La saison des investitures se poursuit dans la sous-région ouest-africaine. En effet, après celles de l’Ivoirien, Alassane Ouattara, du Guinéen Alpha Condé et du Burkinabè Roch Marc Christian Kaboré, l’on a assisté, le 7 janvier, à l’investiture de Nana Akufo-Addo. Plusieurs chefs d’Etat africains, constitués majoritairement de ceux de la sous-région de l’Afrique de l’Ouest, ont honoré de leur présence la cérémonie. Des démocrates bon teint ainsi que des anti-démocrates patentés se sont affichés aux côtés de leur homologue ghanéen, pour célébrer avec lui, le début officiel de son second mandat. Et Covid-19 oblige, toutes les délégations étrangères ont été tenues de fournir un test PCR négatif de 72 heures avant d’être admises dans le pays. En outre, tous les participants à la cérémonie portaient chacun un masque facial. Et comme il est de coutume dans ce pays, l’observance des traditions a donné des couleurs particulières à la cérémonie.
Bref, tout a été réglé comme sur du papier à musique en alliant tradition et modernité. La fête aurait été plus belle, n’eût été ce méchant virus qui a cloué au pilori la planète entière. Elle aurait eu plus d’éclat également, si le processus électoral n’avait pas été contesté par l’opposition pour des faits supposés ou réels de fraudes. Mais à la différence de ce qui se passe au pays de l’oncle Sam, le candidat malheureux, John Dramani, n’a pas fait appel à la rue pour régler son problème mais plutôt aux institutions du pays. Cette façon civilisée de gérer le contentieux électoral, fait partie également de la marque de fabrique du Ghana. Toutefois, les Ghanéens et les Ghanéennes savent que la présidentielle de cette année a enregistré au moins 5 morts et fait de nombreux blessés. Et comme pour ne rien arranger, les députés, réunis pour élire leur président, se sont offerts en spectacle à travers des scènes de violences au Parlement. De ce point de vue, ils doivent s’abstenir de dormir sur leurs lauriers.

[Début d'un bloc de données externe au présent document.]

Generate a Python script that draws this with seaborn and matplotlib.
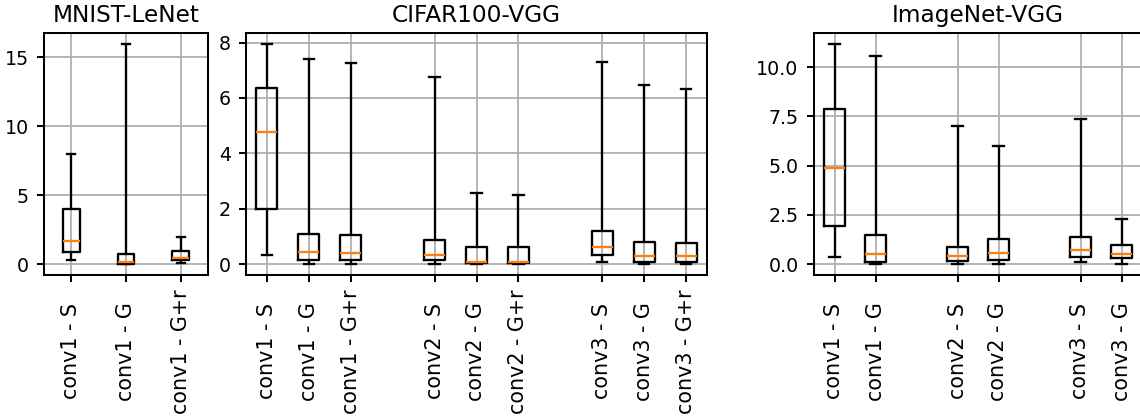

La démocratie n’a de sens que si elle permet de desserrer l’étau de la misère autour du cou des populations
Ils doivent donc travailler de sorte à ce que les futurs rendez-vous électoraux soient moins contestés et plus apaisés. En tout cas, les démocrates africains sont en droit d’attendre cela du Ghana. En effet, le pays est connu pour l’exemplarité de sa démocratie. Ce label doit être coûte que coûte préservé. Cela dit, le second et dernier mandat de Nana Akufo-Addo ne sera pas comme un long fleuve tranquille. Et pour cause : l’homme fera face à une montagne de défis. Le premier est celui de la corruption. Lors de son premier mandat, il en avait fait une de ses priorités. Mais force est de reconnaître que les fruits n’avaient pas tenu la promesse des fleurs. Bien au contraire, la corruption a pris du galon. La preuve que la question est loin d’être réglée est ceci : à trois semaines de la présidentielle, le procureur anticorruption, Martin Amidu, avait rendu le tablier. Il accusait le président Akufo-Addo d’avoir tenté de lui faire enterrer un rapport compromettant sur une société Offshore créée par le gouvernement pour gérer les redevances minières. Ce genre de révélations n’est pas isolé. Et le moins que l’on puisse dire, c’est que cela est révélateur du caractère endémique de la corruption au Ghana. Et tant que Nana Akufo-Addo ne va pas véritablement lui livrer bataille, tous ses efforts en matière de développement seront vains. D’ailleurs, on peut prendre le risque de dire que c’est la corruption qui est à la base du grand retard du continent noir par rapport aux autres.
Le deuxième grand défi que Nana Aku-Addo doit relever, est celui de l’emploi des jeunes. C’est vrai, cette question n’a pas la même envergure au Ghana que chez ses voisins francophones, parce qu’au pays de Kwame N’Krumah, l’on a très tôt misé beaucoup plus sur l’enseignement technique que sur l’enseignement général. Nonobstant cela, la question de l’emploi des jeunes demeure. Et pour la résoudre de façon significative, Nana Akuffo-Addo doit faire l’option de l’industrialisation tous azimuts et intelligente du Ghana. Cela représente, pour lui, l’autre grand défi à relever. Arrivera-t-il à relever ces trois grands challenges ? En tout cas, c’est tout le mal qu’on lui souhaite. Car, la démocratie n’a de sens que si elle permet de desserrer, chaque jour que Dieu fait, l’étau de la misère autour du cou des populations.